Car sharing continues to grow, albeit more slowly than P2P lending; Zipcar's stock was battered after its last quarterly report announced it "only" had year-to-year membership growth of 21%. Meanwhile, virtually all the major car manufacturers and car rental agencies are making their own investments in car sharing models, including General Motors, Ford, Toyota, Enterprise and Hertz. We Americans love our cars, so change here will come slow and steady. Don't expect a "hockey stick" moment for car sharing in 2013, just more growth that chips away at traditional car ownership habits.

Space sharing: Airbnb continues its rapid growth, allowing people to rent out homes and rooms to others. In June, the company announced the number of guest nights booked had grown from 5 million to 10 million in less than six months, and recently CEO Brian Chesky was quoted saying that by the end of 2012, Airbnb would be filling more room nights than Hilton Hotels. Meanwhile, mobile continues to be a huge growth driver, with 26% of Airbnb’s overall traffic coming from mobile devices (compared to only 12% last year) and downloads of its iOS app increasing 80% over the past three months.
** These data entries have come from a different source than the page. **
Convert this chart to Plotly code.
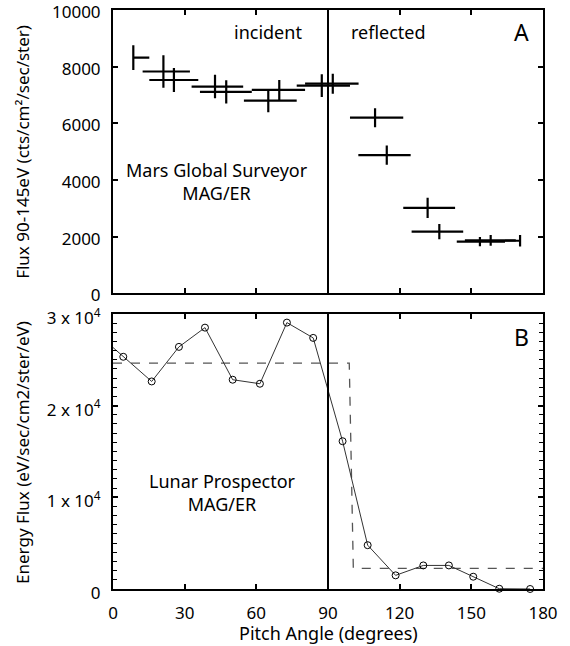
import plotly.graph_objects as go

# ---------------- Data ----------------
# Panel A: Mars Global Surveyor MAG/ER crosses
mgs_angle = [8.5, 21.1, 25.5, 42.7, 47.4, 65.0, 69.6, 87.4, 92.0, 109.7, 114.6, 131.7, 136.6, 153.6, 158.1, 170.4]
mgs_flux = [8320, 7830, 7530, 7300, 7115, 6800, 7180, 7330, 7400, 6200, 4880, 3020, 2180, 1830, 1870, 1860]
mgs_flux_err = [440, 575, 420, 415, 410, 410, 355, 400, 355, 335, 340, 355, 270, 165, 190, 205]
mgs_angle_err_minus = [0, 8.7, 10.3, 9.8, 11.0, 10.2, 11.5, 10.5, 11.6, 10.5, 11.9, 10.2, 11.6, 9.7, 10.8, 6.3]
mgs_angle_err_plus = [6.7, 11.1, 10.2, 11.8, 10.7, 11.9, 10.8, 11.8, 10.8, 11.8, 10.0, 11.5, 10.0, 10.5, 10.5, 0]

# Panel B: Lunar Prospector MAG/ER energy flux
lp_angle = [4.3, 16.2, 27.6, 38.5, 50.1, 61.5, 72.8, 83.8, 96.1, 106.6, 118.3, 129.9, 140.6, 150.8, 161.7, 174.6]
lp_flux = [25330, 22640, 26410, 28510, 22830, 22390, 29060, 27390, 16120, 4780, 1490, 2570, 2570, 1340, 30, 0]
lp_edge_angle = 0
lp_edge_flux = 26340

# Panel B: dashed step model
step_angle = [0, 98.9, 100.6, 180]
step_flux = [24640, 24640, 2250, 2250]

boundary_angle = 90

x_ticks = [0, 30, 60, 90, 120, 150, 180]
a_yticks = [0, 2000, 4000, 6000, 8000, 10000]
a_yticktext = ["0", "2000", "4000", "6000", "8000", "10000"]
b_yticks = [0, 10000, 20000, 30000]
b_yticktext = ["0", "1 x 10<sup>4</sup>", "2 x 10<sup>4</sup>", "3 x 10<sup>4</sup>"]

FONT = "Noto Sans"
FS = 18
TFS = 17

fig = go.Figure()

# Panel A crosses
fig.add_trace(go.Scatter(
    x=mgs_angle, y=mgs_flux, mode="markers",
    marker=dict(size=1, color="rgba(0,0,0,0)"),
    error_x=dict(type="data", symmetric=False, array=mgs_angle_err_plus,
                 arrayminus=mgs_angle_err_minus, width=0, thickness=2.2, color="black"),
    error_y=dict(type="data", array=mgs_flux_err, width=0, thickness=2.2, color="black"),
    xaxis="x", yaxis="y", showlegend=False, hoverinfo="skip"))

# Panel B dashed step
fig.add_trace(go.Scatter(
    x=step_angle, y=step_flux, mode="lines",
    line=dict(color="#555555", width=1.3, dash="dash"),
    xaxis="x2", yaxis="y2", showlegend=False, hoverinfo="skip"))

# Panel B connecting line
fig.add_trace(go.Scatter(
    x=[lp_edge_angle] + lp_angle, y=[lp_edge_flux] + lp_flux, mode="lines",
    line=dict(color="#333333", width=1),
    xaxis="x2", yaxis="y2", showlegend=False, hoverinfo="skip"))

# Panel B circles
fig.add_trace(go.Scatter(
    x=lp_angle, y=lp_flux, mode="markers",
    marker=dict(symbol="circle-open", size=7, color="black", line=dict(width=1, color="black")),
    xaxis="x2", yaxis="y2", showlegend=False, hoverinfo="skip", cliponaxis=False))

tickfont = dict(family=FONT, size=TFS, color="black")

common_x = dict(range=[0, 180], tickvals=x_ticks, ticks="inside", ticklen=5, tickwidth=1.5,
                tickcolor="black", showline=True, linecolor="black", linewidth=2,
                mirror="ticks", showgrid=False, zeroline=False, automargin=False,
                ticklabeloverflow="allow")
common_y = dict(ticks="inside", ticklen=5, tickwidth=1.5, tickcolor="black",
                showline=True, linecolor="black", linewidth=2, mirror="ticks",
                showgrid=False, zeroline=False, tickfont=tickfont, ticklabelstandoff=7,
                automargin=False, ticklabeloverflow="allow")

fig.update_layout(
    width=570, height=646,
    margin=dict(l=113, r=27, t=10, b=57),
    paper_bgcolor="white", plot_bgcolor="white",
    font=dict(family=FONT, size=FS, color="black"),
    xaxis=dict(domain=[0, 1], anchor="y", showticklabels=False, **common_x),
    yaxis=dict(domain=[0.5104, 1], anchor="x", range=[0, 10000], tickvals=a_yticks,
               ticktext=a_yticktext, ticklabelshift=2, **common_y),
    xaxis2=dict(domain=[0, 1], anchor="y2", showticklabels=True, tickfont=tickfont,
                ticklabelstandoff=8, **common_x),
    yaxis2=dict(domain=[0, 0.475], anchor="x2", range=[0, 30000], tickvals=b_yticks,
                ticktext=b_yticktext, ticklabelshift=4,
                minor=dict(dtick=1000, ticks="inside", ticklen=4, tickcolor="black", tickwidth=1),
                **common_y),
)

# vertical boundary lines at 90 degrees
for xr, yr in [("x", "y domain"), ("x2", "y2 domain")]:
    fig.add_shape(type="line", x0=boundary_angle, x1=boundary_angle, y0=0, y1=1,
                  xref=xr, yref=yr, line=dict(color="black", width=2))

ann = []
ann.append(dict(text="incident", x=64.9, y=9230, xref="x", yref="y", showarrow=False,
                font=dict(family=FONT, size=FS)))
ann.append(dict(text="reflected", x=115.5, y=9230, xref="x", yref="y", showarrow=False,
                font=dict(family=FONT, size=FS)))
ann.append(dict(text="A", x=170.8, y=9230, xref="x", yref="y", showarrow=False,
                font=dict(family=FONT, size=23)))
ann.append(dict(text="Mars Global Surveyor<br>MAG/ER", x=43.4, y=3950, xref="x", yref="y",
                showarrow=False, font=dict(family=FONT, size=FS)))
ann.append(dict(text="B", x=170.8, y=27450, xref="x2", yref="y2", showarrow=False,
                font=dict(family=FONT, size=23)))
ann.append(dict(text="Lunar Prospector<br>MAG/ER", x=45.8, y=10500, xref="x2", yref="y2",
                showarrow=False, font=dict(family=FONT, size=FS)))
ann.append(dict(text="Pitch Angle (degrees)", x=0.5, y=-0.0984, xref="paper", yref="paper",
                showarrow=False, xanchor="center", yanchor="bottom", borderpad=0,
                font=dict(family=FONT, size=FS)))
ann.append(dict(text="Flux 90-145eV (cts/cm²/sec/ster)", x=-0.2093, y=0.755, xref="paper",
                yref="paper", textangle=-90, showarrow=False, xanchor="center", yanchor="middle",
                font=dict(family=FONT, size=17)))
ann.append(dict(text="Energy Flux (eV/sec/cm2/ster/eV)", x=-0.2093, y=0.235, xref="paper",
                yref="paper", textangle=-90, showarrow=False, xanchor="center", yanchor="middle",
                font=dict(family=FONT, size=17)))
fig.update_layout(annotations=ann)

fig.write_html("out.html")
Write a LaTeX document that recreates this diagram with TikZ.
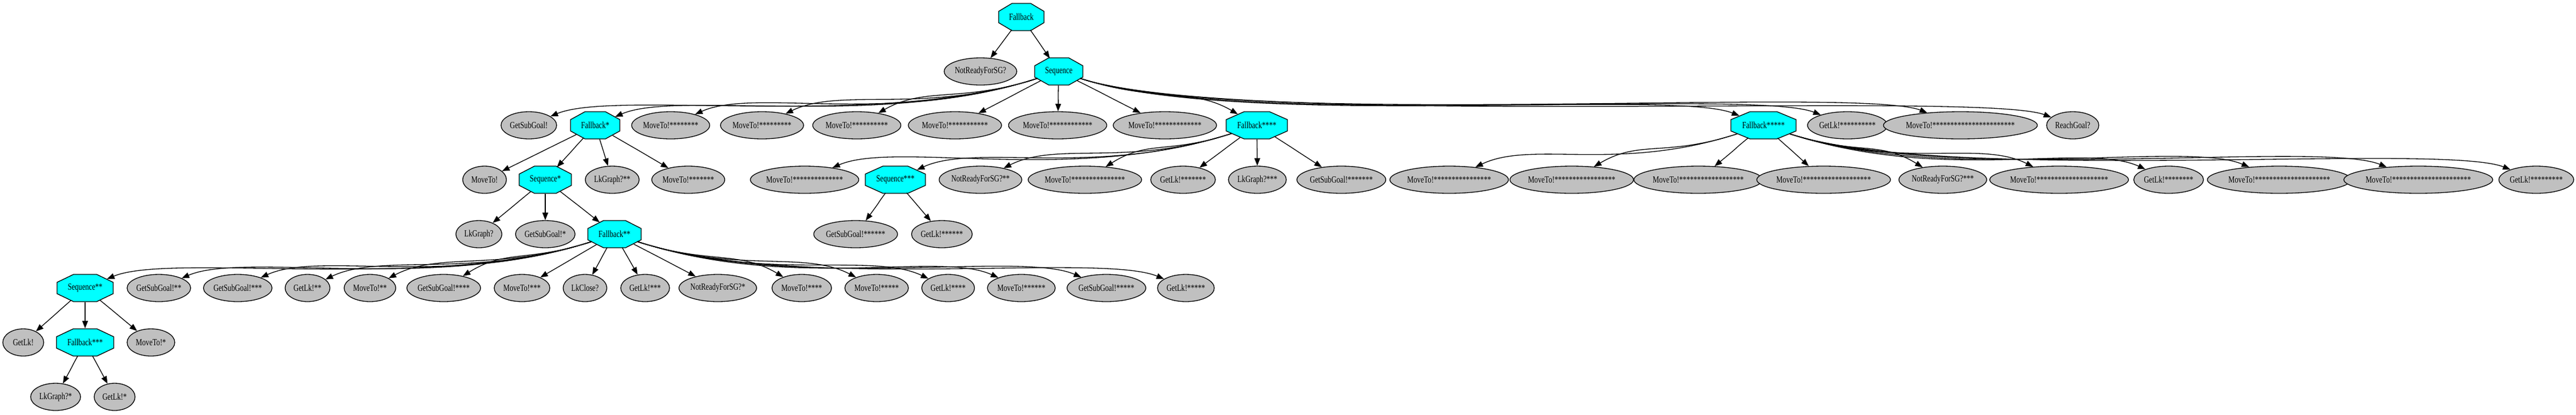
\documentclass[tikz,border=0pt]{standalone}
\usepackage{fontspec}
\setmainfont{Liberation Serif}[FakeStretch=0.76]
\usetikzlibrary{shapes.geometric,arrows.meta}
\definecolor{lgray}{HTML}{C0C0C0}
\definecolor{cyanc}{HTML}{00FFFF}
\newcommand\stars[1]{\ifnum#1>0 *\expandafter\stars\expandafter{\the\numexpr#1-1\relax}\fi}
\tikzset{
  leaf/.style={ellipse, draw=black, fill=lgray, line width=0.33pt, minimum height=12pt, inner sep=0pt, font=\fontsize{4.15}{4.6}\selectfont},
  octn/.style={ellipse, draw=none, minimum height=12pt, inner sep=0pt, font=\fontsize{4.15}{4.6}\selectfont},
  octs/.style={fill=cyanc, draw=black, line width=0.33pt, line join=miter},
  conn/.style={draw=black, line width=0.33pt, -{Triangle[length=3.3pt,width=2.5pt]}},
}
% leaf node: name, x, y, width (px), text
\newcommand\lf[5]{\node[leaf, minimum width={0.25pt*#4}] (#1) at (#2,#3) {#5};}
% octagon node: name, x, y, width (px), text
\newcommand\oc[5]{%
  \path[octs] ({#2-#4/2+0.293*#4},{#3+24}) -- ({#2+#4/2-0.293*#4},{#3+24}) -- ({#2+#4/2},{#3+10}) -- ({#2+#4/2},{#3-10})
   -- ({#2+#4/2-0.293*#4},{#3-24}) -- ({#2-#4/2+0.293*#4},{#3-24}) -- ({#2-#4/2},{#3-10}) -- ({#2-#4/2},{#3+10}) -- cycle;
  \node[octn, minimum width={0.25pt*#4}] (#1) at (#2,#3) {#5};}
% connector from parent to child
\newcommand\edg[2]{%
  \path (#1.center); \pgfgetlastxy{\eAx}{\eAy}%
  \path (#2.center); \pgfgetlastxy{\eBx}{\eBy}%
  \pgfmathsetmacro\eDx{\eBx-\eAx}%
  \pgfmathsetmacro\eDy{\eAy-\eBy}%
  \pgfmathsetmacro\eAng{atan2(\eDy,abs(\eDx))}%
  \pgfmathsetmacro\eOb{\eAng>25 ? \eAng : max(\eAng*0.7,18)}%
  \pgfmathsetmacro\eIb{\eAng>25 ? \eAng : \eAng+(90-\eAng)*0.2}%
  \pgfmathsetmacro\eOa{\eDx<0 ? 180+\eOb : -\eOb}%
  \pgfmathsetmacro\eIa{\eDx<0 ? \eIb : 180-\eIb}%
  \pgfmathsetmacro\eOd{min(max(0.4*abs(\eDx),7.5),22.5/sin(\eOb))}%
  \pgfmathsetmacro\eId{min(0.5*\eDy/sin(\eIb),0.4*abs(\eDx)+6)}%
  \draw[conn] (#1) to[out=\eOa, in=\eIa, out distance=\eOd pt, in distance=\eId pt] (#2);}
\begin{document}
\begin{tikzpicture}[x=0.25pt,y=0.25pt]
\useasboundingbox (0,0) rectangle (4540,-731);
% rank 0
\oc{fbroot}{1800}{-30}{80}{Fallback}
% rank 1
\lf{nr0}{1728}{-126}{125}{NotReadyForSG?}
\oc{sq0}{1866}{-126}{85}{Sequence}
% rank 2
\lf{gsg0}{932}{-221}{98}{GetSubGoal!}
\oc{fb1}{1049}{-221}{87}{Fallback*}
\lf{m8}{1182}{-221}{133}{MoveTo!\stars{8}}
\lf{m9}{1343}{-221}{140}{MoveTo!\stars{9}}
\lf{m10}{1510}{-221}{147}{MoveTo!\stars{10}}
\lf{m11}{1683}{-221}{154}{MoveTo!\stars{11}}
\lf{m12}{1864}{-221}{161}{MoveTo!\stars{12}}
\lf{m13}{2053}{-221}{168}{MoveTo!\stars{13}}
\oc{fb4}{2215}{-221}{108}{Fallback****}
\oc{fb5}{3108}{-221}{115}{Fallback*****}
\lf{gl10}{3256}{-221}{135}{GetLk!\stars{10}}
\lf{m23}{3455}{-221}{240}{MoveTo!\stars{23}}
\lf{rg}{3653}{-221}{92}{ReachGoal?}
% rank 3
\lf{m0}{854}{-317}{77}{MoveTo!}
\oc{sq1}{961}{-317}{92}{Sequence*}
\lf{lg2}{1079}{-317}{95}{LkGraph?**}
\lf{m7}{1213}{-317}{126}{MoveTo!\stars{7}}
\lf{m14}{1418}{-317}{175}{MoveTo!\stars{14}}
\oc{sq3}{1578}{-317}{106}{Sequence***}
\lf{nr2}{1728}{-317}{139}{NotReadyForSG?**}
\lf{m15}{1912}{-317}{182}{MoveTo!\stars{15}}
\lf{gl7}{2085}{-317}{114}{GetLk!\stars{7}}
\lf{lg3}{2216}{-317}{102}{LkGraph?***}
\lf{gsg7}{2364}{-317}{147}{GetSubGoal!\stars{7}}
\lf{m16}{2554}{-317}{189}{MoveTo!\stars{16}}
\lf{m17}{2770}{-317}{196}{MoveTo!\stars{17}}
\lf{m18}{2993}{-317}{203}{MoveTo!\stars{18}}
\lf{m19}{3214}{-317}{210}{MoveTo!\stars{19}}
\lf{nr3}{3424}{-317}{146}{NotReadyForSG?***}
\lf{m20}{3629}{-317}{217}{MoveTo!\stars{20}}
\lf{gl8}{3822}{-317}{121}{GetLk!\stars{8}}
\lf{m21}{4017}{-317}{224}{MoveTo!\stars{21}}
\lf{m22}{4262}{-317}{231}{MoveTo!\stars{22}}
\lf{gl9}{4470}{-317}{128}{GetLk!\stars{9}}
% rank 4
\lf{lg0}{844}{-413}{81}{LkGraph?}
\lf{gsg1}{961}{-413}{105}{GetSubGoal!*}
\oc{fb2}{1083}{-413}{94}{Fallback**}
\lf{gsg6}{1508}{-413}{140}{GetSubGoal!\stars{6}}
\lf{gl6}{1660}{-413}{107}{GetLk!\stars{6}}
% rank 5
\oc{sq2}{150}{-508}{99}{Sequence**}
\lf{gsg2}{280}{-508}{112}{GetSubGoal!**}
\lf{gsg3}{419}{-508}{119}{GetSubGoal!***}
\lf{gl2}{542}{-508}{79}{GetLk!**}
\lf{m2}{652}{-508}{91}{MoveTo!**}
\lf{gsg4}{782}{-508}{126}{GetSubGoal!****}
\lf{m3}{920}{-508}{98}{MoveTo!***}
\lf{lc}{1031}{-508}{77}{LkClose?}
\lf{gl3}{1137}{-508}{86}{GetLk!***}
\lf{nr1}{1265}{-508}{132}{NotReadyForSG?*}
\lf{m4}{1413}{-508}{105}{MoveTo!****}
\lf{m5}{1545}{-508}{112}{MoveTo!*****}
\lf{gl4}{1671}{-508}{93}{GetLk!****}
\lf{m6}{1800}{-508}{119}{MoveTo!******}
\lf{gsg5}{1950}{-508}{133}{GetSubGoal!*****}
\lf{gl5}{2090}{-508}{100}{GetLk!*****}
% rank 6
\lf{gl0}{41}{-604}{72}{GetLk!}
\oc{fb3}{150}{-604}{101}{Fallback***}
\lf{m1}{266}{-604}{84}{MoveTo!*}
% rank 7
\lf{lg1}{98}{-700}{88}{LkGraph?*}
\lf{gl1}{202}{-700}{72}{GetLk!*}
% connectors
\edg{fbroot}{nr0}\edg{fbroot}{sq0}
\edg{sq0}{gsg0}\edg{sq0}{fb1}\edg{sq0}{m8}\edg{sq0}{m9}\edg{sq0}{m10}\edg{sq0}{m11}\edg{sq0}{m12}\edg{sq0}{m13}
\edg{sq0}{fb4}\edg{sq0}{fb5}\edg{sq0}{gl10}\edg{sq0}{m23}\edg{sq0}{rg}
\edg{fb1}{m0}\edg{fb1}{sq1}\edg{fb1}{lg2}\edg{fb1}{m7}
\edg{sq1}{lg0}\edg{sq1}{gsg1}\edg{sq1}{fb2}
\edg{fb2}{sq2}\edg{fb2}{gsg2}\edg{fb2}{gsg3}\edg{fb2}{gl2}\edg{fb2}{m2}\edg{fb2}{gsg4}\edg{fb2}{m3}\edg{fb2}{lc}
\edg{fb2}{gl3}\edg{fb2}{nr1}\edg{fb2}{m4}\edg{fb2}{m5}\edg{fb2}{gl4}\edg{fb2}{m6}\edg{fb2}{gsg5}\edg{fb2}{gl5}
\edg{sq2}{gl0}\edg{sq2}{fb3}\edg{sq2}{m1}
\edg{fb3}{lg1}\edg{fb3}{gl1}
\edg{fb4}{m14}\edg{fb4}{sq3}\edg{fb4}{nr2}\edg{fb4}{m15}\edg{fb4}{gl7}\edg{fb4}{lg3}\edg{fb4}{gsg7}
\edg{sq3}{gsg6}\edg{sq3}{gl6}
\edg{fb5}{m16}\edg{fb5}{m17}\edg{fb5}{m18}\edg{fb5}{m19}\edg{fb5}{nr3}\edg{fb5}{m20}\edg{fb5}{gl8}\edg{fb5}{m21}\edg{fb5}{m22}\edg{fb5}{gl9}
\end{tikzpicture}
\end{document}
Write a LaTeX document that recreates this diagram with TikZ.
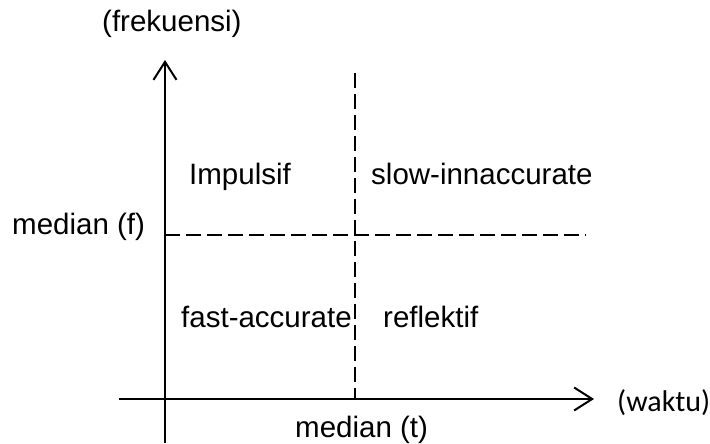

Other Collaborative Consumption Models: Social business does not stop at cash loans, autos and places to sleep. A great deal of experimentation is underway, including P2P parking, home-cooked meals, chores, free stuff, home goods and rides. Sure, these businesses are small, but ecommerce in 2000 was less than one percent of total US retail; twelve years later ecommerce accounts for five percent, a small percentage of retail in the US but more than enough to knock former giants like Kodak and Borders into bankruptcy. What will happen as these P2P business models continue to grow and chip away at existing business models? In 2013, watch for larger numbers of traditional companies to increase their experimentation and investments to hedge their bets for the future growth of social business.